In a film market dominated by remakes and rehashes, filmmakers seem to enjoy the game of blatant tips of the hat to their filmic forerunners. “If you can’t beat ’em, join ’em,” as the saying goes, and in many recent cases, there’s a serious financial incentive to join a pack of successful imitators in hopes of being the most original of the bunch. Of course, instead of originality, one could always opt for the ol’ “easter egg” or “wink-wink-nudge-nudge” strategy. Because if you acknowledge your own unoriginality, then that makes it fine, right? Right???
The Woman in the Window is not a bad film by any means. It is passable and even eminently watchable in a way that feels almost aggressive (“Watch me! I know you love this crap. WATCH ME!”) It is a movie with a script edited into banality, overloaded with A-listers, and wrapped up with a title seemingly picked for its Search Engine Optimisation potential (“The Girl and/or Woman in/on the _____” is a noticeably overused titling trend). And for precisely those reasons, I feel like I have even more grievances with this film than I would a movie that aimed high and fell short of its goal. The Woman in the Window never seems to aspire any higher than to be just another passable movie.

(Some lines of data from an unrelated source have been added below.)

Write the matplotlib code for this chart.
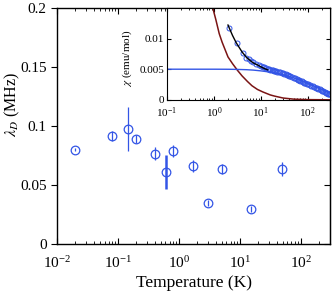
import matplotlib
matplotlib.use("Agg")
import matplotlib.pyplot as plt
from matplotlib.ticker import LogLocator, FixedLocator, FixedFormatter, NullFormatter

plt.rcParams['font.family'] = ['Liberation Serif', 'DejaVu Serif']
plt.rcParams['mathtext.fontset'] = 'stix'

# ---- main panel data: lambda_D vs temperature ----
temp_K = [0.02, 0.079, 0.145, 0.197, 0.405, 0.61, 0.80, 1.7, 3.0, 5.0, 15.0, 49.0]
lambda_D = [0.080, 0.0915, 0.0975, 0.089, 0.0765, 0.061, 0.0790, 0.066, 0.0350, 0.0636, 0.0300, 0.0636]
lambda_err = [0.001, 0.004, 0.019, 0.003, 0.0055, 0.0145, 0.005, 0.005, 0.0025, 0.004, 0.0025, 0.006]

# ---- inset data: susceptibility ----
chi_data_T = [2.1, 3.05, 4.1, 4.9, 5.7, 6.3, 7.0, 8.0, 9.0, 10.0, 11.0, 12.0, 13.0, 14.0,
              15.0, 16.0, 17.0, 18.0, 19.0, 20.0, 21.0, 22.0, 24.0, 26.0, 28.0, 30.0,
              32.0, 34.0, 36.0, 38.0, 40.0, 43.0, 46.0, 50.0, 54.0, 58.0, 62.0, 66.0,
              70.0, 75.0, 80.0, 85.0, 90.0, 95.0, 100.0, 110.0, 120.0, 130.0, 140.0,
              150.0, 160.0, 170.0, 180.0, 190.0, 200.0, 215.0, 230.0, 245.0, 260.0,
              275.0, 290.0, 300.0]
chi_data = [0.0118, 0.0092, 0.0077, 0.0069, 0.0066, 0.0063, 0.0061, 0.0059, 0.0057, 0.0055,
            0.0054, 0.0053, 0.0052, 0.0051, 0.0050, 0.0049, 0.00485, 0.0048, 0.00475, 0.0047,
            0.00465, 0.0046, 0.00455, 0.0045, 0.0044, 0.00435, 0.0042, 0.00415, 0.0041,
            0.0040, 0.0039, 0.00385, 0.0038, 0.0036, 0.0035, 0.0034, 0.0033, 0.0032,
            0.0031, 0.0030, 0.0029, 0.0028, 0.0027, 0.00265, 0.0026, 0.0024, 0.0023,
            0.0022, 0.0021, 0.0020, 0.0019, 0.0018, 0.0017, 0.0016, 0.0015, 0.0014,
            0.0013, 0.0012, 0.0011, 0.00102, 0.00095, 0.0009]

fit_T = [2.0, 2.5, 3.0, 3.5, 4.0, 5.0, 6.0, 7.0, 8.5, 10.0, 12.0, 14.0]
fit_chi = [0.0122, 0.0105, 0.0093, 0.0085, 0.0078, 0.0069, 0.0064, 0.0060, 0.0057, 0.0054, 0.0051, 0.0049]

model_T = [0.1, 0.3, 1.0, 2.0, 3.0, 5.0, 7.0, 10.0, 15.0, 20.0, 30.0, 50.0, 70.0, 100.0, 150.0, 200.0, 300.0]
model_chi = [0.0050, 0.0050, 0.0050, 0.00499, 0.00497, 0.00492, 0.00485, 0.00473, 0.00455,
             0.0044, 0.0041, 0.0036, 0.0032, 0.0027, 0.0021, 0.0017, 0.0011]

curie_T = [0.9, 1.0, 1.1, 1.3, 1.5, 2.0, 2.5, 3.2, 4.0, 5.2, 6.5, 8.5, 11.0, 16.0, 20.0, 30.0, 50.0, 100.0, 300.0]
curie_chi = [0.0158, 0.0143, 0.0131, 0.0108, 0.0094, 0.0070, 0.0059, 0.0048, 0.0039, 0.0030,
             0.0023, 0.0017, 0.0013, 0.0008, 0.0006, 0.0003, 0.00012, 0.00004, 0.00001]

main_ticks_y = [0, 0.05, 0.1, 0.15, 0.2]
main_ticklabels_y = ['0', '0.05', '0.1', '0.15', '0.2']
inset_ticks_y = [0, 0.005, 0.01]
inset_ticklabels_y = ['0', '0.005', '0.01']

blue = '#3355e6'

fig = plt.figure(figsize=(3.32, 2.92), dpi=100)
ax = fig.add_axes([0.172, 0.164, 0.822, 0.809])

thick = [i for i, e in enumerate(lambda_err) if e > 0.012 and temp_K[i] > 0.5]
thin = [i for i in range(len(temp_K)) if i not in thick]
ax.errorbar([temp_K[i] for i in thin], [lambda_D[i] for i in thin],
            yerr=[lambda_err[i] for i in thin], fmt='o', mfc='none', mec=blue,
            ecolor=blue, ms=6.2, mew=0.9, elinewidth=0.9, capsize=0)
ax.errorbar([temp_K[i] for i in thick], [lambda_D[i] for i in thick],
            yerr=[lambda_err[i] for i in thick], fmt='o', mfc='none', mec=blue,
            ecolor=blue, ms=6.2, mew=0.9, elinewidth=1.8, capsize=0)

ax.set_xscale('log')
ax.set_xlim(0.01, 300)
ax.set_ylim(0, 0.2)
ax.yaxis.set_major_locator(FixedLocator(main_ticks_y))
ax.yaxis.set_major_formatter(FixedFormatter(main_ticklabels_y))
ax.xaxis.set_major_locator(LogLocator(base=10, numticks=10))
ax.xaxis.set_minor_locator(LogLocator(base=10, subs=range(2, 10), numticks=20))
ax.xaxis.set_minor_formatter(NullFormatter())
ax.tick_params(axis='x', which='both', direction='in', top=True, labelsize=11, pad=8)
ax.tick_params(axis='x', which='major', length=4)
ax.tick_params(axis='x', which='minor', length=2)
ax.tick_params(axis='y', which='both', direction='out', labelsize=11, length=4)
sec = ax.secondary_yaxis('right')
sec.yaxis.set_major_locator(FixedLocator(main_ticks_y))
sec.tick_params(direction='in', labelright=False, length=4)
for s in ax.spines.values():
    s.set_linewidth(1.0)

ax.set_xlabel('Temperature (K)', fontsize=12.5, labelpad=3)
ax.set_ylabel(r'$\lambda_D$ (MHz)', fontsize=11.5)
ax.yaxis.set_label_coords(-0.128, 0.59)

# ---- inset ----
ins = fig.add_axes([0.503, 0.658, 0.491, 0.315])
ins.plot(curie_T, curie_chi, color='#7a1414', lw=1.1)
ins.plot(model_T, model_chi, color=blue, lw=1.0)
ins.plot(chi_data_T, chi_data, 'o', mfc='none', mec=blue, ms=3.6, mew=0.7)
ins.plot(fit_T, fit_chi, color='black', lw=1.0)
ins.set_xscale('log')
ins.set_xlim(0.1, 300)
ins.set_ylim(0, 0.015)
ins.yaxis.set_major_locator(FixedLocator(inset_ticks_y))
ins.yaxis.set_major_formatter(FixedFormatter(inset_ticklabels_y))
ins.xaxis.set_major_locator(LogLocator(base=10, numticks=10))
ins.xaxis.set_minor_locator(LogLocator(base=10, subs=range(2, 10), numticks=20))
ins.xaxis.set_minor_formatter(NullFormatter())
ins.tick_params(which='both', direction='in', top=True, right=True, labelsize=8, pad=2)
ins.tick_params(axis='x', pad=4)
ins.tick_params(which='major', length=3)
ins.tick_params(which='minor', length=1.5)
ins.set_ylabel(r'$\chi$ (emu/mol)', fontsize=8)
ins.yaxis.set_label_coords(-0.205, 0.45)

fig.savefig('out.png', dpi=100)
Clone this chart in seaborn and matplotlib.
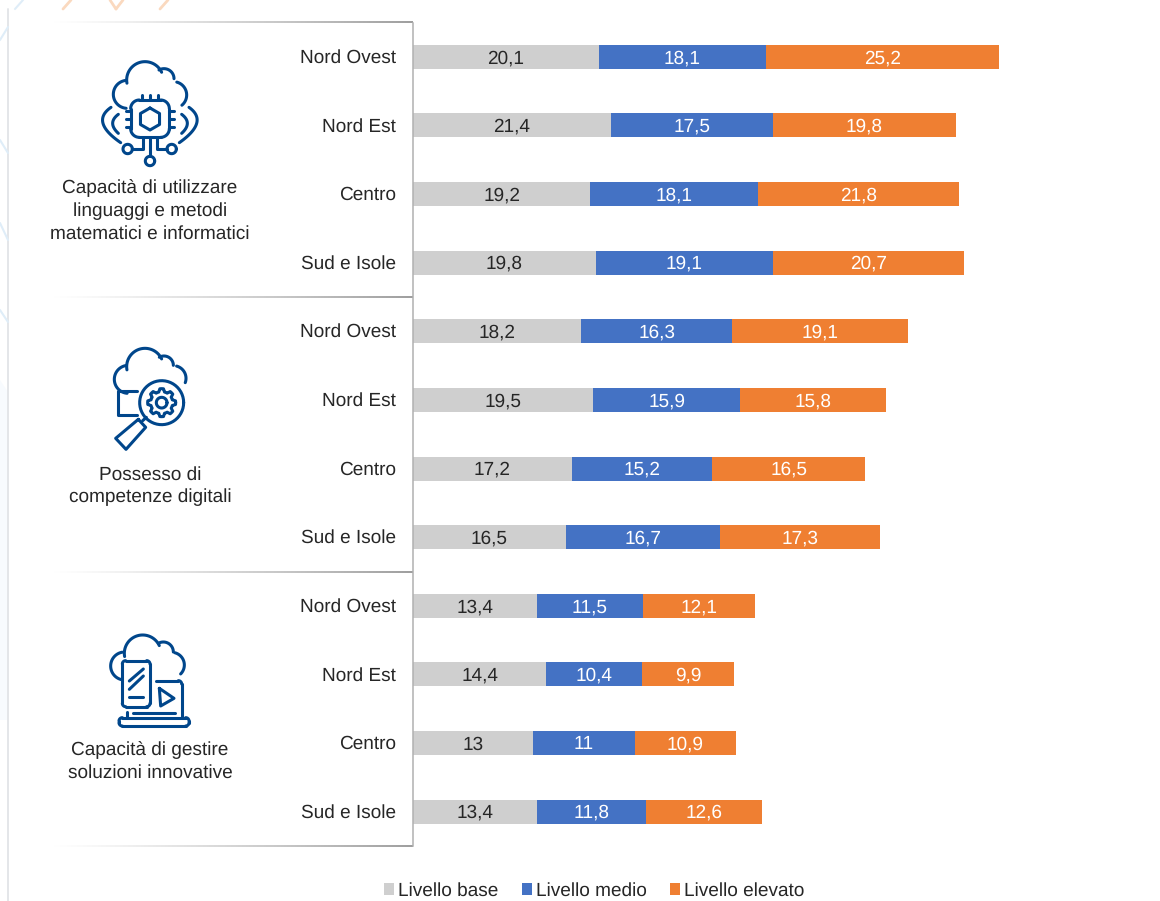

The irony is that The Woman in the Window wants to pass itself off as an homage to Hitchock, the grandmaster of the unfamiliar, the uncanny, the mind-bending. However, one would never think to put “unfamiliar” in the same sentence as The Woman in the Window, especially since it’s not really a remake of Hitchcock, but more of a remake of the other hundred-million Hitchcock remakes. The Woman in the Window feels like something that never intended to create any actual unfamiliar, opting instead to signal its knowledge of the symbols and rhythms viewers tend to associate with the genre. Really, that was just my way of saying the film feels incredibly phony.
And yet there’s a certain appeal to a phony thriller, is there not? When every twist announces itself far in advance, one never feels exposed to the potential of an actually unpleasant surprise. It’s easy to watch The Woman in the Window or one of its ilk and experience them almost in the way you would one of your favorite comfort films. You know, one of those movies you’ve seen a hundred-thousand times since you were a kid (mine would have to be Home Alone) where the enjoyment of repeated viewings is no longer derived from experiencing the plot and characters, but from being able to predict (and probably lip-sync along with) every single moment. But that’s not really what you should be experiencing when watching a movie for the first time, is it? So why did my viewing of The Woman in the Window feel like I was ready to lip-sync along with almost every scene?
I’m just writing in circles now. This is what this kind of movie reduces me to. There are only so many ways to express how a film can hit all the right notes at the correct times, but it still feels completely hollow. It’s like trying to have an articulate discussion about a bag of Funions. Ugh. Let me try one last time.
The Woman in the Window is to Alfred Hitchcock what the “Symphony of Destruction” by Megadeth is to Ludwig von Beethoven. All the conventions of the medium are still in place (albeit updated for, let’s call them “alternative” sensibilities), and there is even an attempt at creating some intertextual intrigue. Unfortunately, that alone isn’t enough to make a piece watchable or listenable, and the road to mockery is paved with good intentions. What really makes attempts at homage either succeed or fail lies in the ability of the artists to reference their progenitors without stooping to petty theft and in their deftness at walking the line between honoring and disgracing the legacy of those who came before them.
With that in mind, I was pretty baffled by the film’s effort to make overt Hitchcock references. It feels like the movie wants to be a modern Rear Window (with a hint of Vertigo thrown in), but it also doesn’t want to be held accountable for those comparisons. It feels like you’re watching the filmmakers get caught with their hand in Hitchcock’s cookie jar as they just stare back at you with an expression of knowing guilt plastered across their face.
And look, there’s nothing wrong with borrowing from the best. That’s just how everyone gets started. It just feels so wrong in a film stacked so many big names that you can’t help assume that there had to be some greater aesthetic goal than crafting a piece of easily marketable slop. Maybe that’s pretty naive of me. If you want to see how to pay homage to the greats while still being unapologetically yourself, I’d recommend throwing on some Megadeth intead.